Applying Silk Using A Bodkin
Heres how it works.
The first step to success is to tie in the floss at the starting point on the hook shank in a relatively flattened state to begin with. The best way to achieve this is to tie it in at a 45 degree angle in the direction you wish to wrap it. To achieve a relatively flat wrap as the tie in point, use the thread-wrap trap method to secure the beginning tag of the floss.. The thread-wrap trap method is nothing more than moving the material to be tied in under an existing wrap of thread instead of adding another wrap of thread to capture the material on the hook.

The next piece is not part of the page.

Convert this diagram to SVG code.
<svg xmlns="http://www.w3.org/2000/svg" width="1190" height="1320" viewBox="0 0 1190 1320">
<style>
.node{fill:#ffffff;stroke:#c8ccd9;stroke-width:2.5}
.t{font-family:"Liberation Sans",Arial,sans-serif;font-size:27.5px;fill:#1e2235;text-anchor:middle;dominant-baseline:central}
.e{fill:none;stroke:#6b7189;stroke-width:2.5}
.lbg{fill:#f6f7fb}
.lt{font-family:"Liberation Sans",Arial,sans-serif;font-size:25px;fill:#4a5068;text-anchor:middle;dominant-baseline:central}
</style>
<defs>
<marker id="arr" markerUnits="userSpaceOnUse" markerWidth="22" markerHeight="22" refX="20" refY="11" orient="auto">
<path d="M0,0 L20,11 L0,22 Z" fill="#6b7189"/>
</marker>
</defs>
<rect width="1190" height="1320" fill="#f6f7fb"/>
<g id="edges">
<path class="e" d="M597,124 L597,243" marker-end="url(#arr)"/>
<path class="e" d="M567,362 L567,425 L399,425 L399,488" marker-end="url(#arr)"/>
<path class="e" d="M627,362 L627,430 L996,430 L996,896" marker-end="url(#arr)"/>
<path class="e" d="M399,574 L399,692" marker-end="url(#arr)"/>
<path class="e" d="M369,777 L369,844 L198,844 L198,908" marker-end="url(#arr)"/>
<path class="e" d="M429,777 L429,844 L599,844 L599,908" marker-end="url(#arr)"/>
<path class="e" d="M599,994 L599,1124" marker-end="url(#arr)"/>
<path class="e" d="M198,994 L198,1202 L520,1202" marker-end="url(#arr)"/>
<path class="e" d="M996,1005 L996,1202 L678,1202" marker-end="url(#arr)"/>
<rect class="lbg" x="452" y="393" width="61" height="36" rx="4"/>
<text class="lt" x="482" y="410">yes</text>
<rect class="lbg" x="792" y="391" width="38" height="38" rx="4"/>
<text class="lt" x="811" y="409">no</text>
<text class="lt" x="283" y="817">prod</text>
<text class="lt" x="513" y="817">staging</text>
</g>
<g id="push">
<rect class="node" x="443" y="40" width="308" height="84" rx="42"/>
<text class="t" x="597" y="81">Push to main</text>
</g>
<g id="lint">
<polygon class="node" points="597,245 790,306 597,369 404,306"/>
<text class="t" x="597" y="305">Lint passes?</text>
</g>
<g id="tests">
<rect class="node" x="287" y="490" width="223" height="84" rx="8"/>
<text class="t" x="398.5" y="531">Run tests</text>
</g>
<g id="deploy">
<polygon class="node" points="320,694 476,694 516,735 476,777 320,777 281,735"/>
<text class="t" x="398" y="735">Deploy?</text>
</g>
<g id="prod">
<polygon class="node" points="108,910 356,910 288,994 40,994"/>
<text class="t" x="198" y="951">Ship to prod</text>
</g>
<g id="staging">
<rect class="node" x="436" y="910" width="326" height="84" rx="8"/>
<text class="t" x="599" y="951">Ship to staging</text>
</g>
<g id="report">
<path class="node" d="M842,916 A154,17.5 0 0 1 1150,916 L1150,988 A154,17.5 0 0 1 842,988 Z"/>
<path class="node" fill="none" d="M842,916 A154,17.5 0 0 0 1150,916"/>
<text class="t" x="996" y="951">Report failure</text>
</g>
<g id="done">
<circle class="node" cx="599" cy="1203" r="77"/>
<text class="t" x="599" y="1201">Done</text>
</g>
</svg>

Once the silk is tied on securely and flat, the job of applying consecutively thin flat wraps over the hook shank is aided by using a bodkin. On the backside turn of each wrap, utilize a clean and de-burred bodkin needle to help flatten out the floss. Accomplish this by sliding the bodkin needle up and down the backside wrap of floss to flatten it AND at the same time bringing the wrap under the hook shank and over the top, completing one revolution. Repeat this step for each wrap until youve reached the backward end of the flossed area and do the same moving forward to the tie in point. Basically each wrap has a pre-flattened floss segment prior to wrap-in via the aid of a bodkin needle. I use the bodkin needle to help lay the flattened silk for each wrap on the hook shank. Some folks can wrap silk without the aid of any tools but I find it easier to use this method.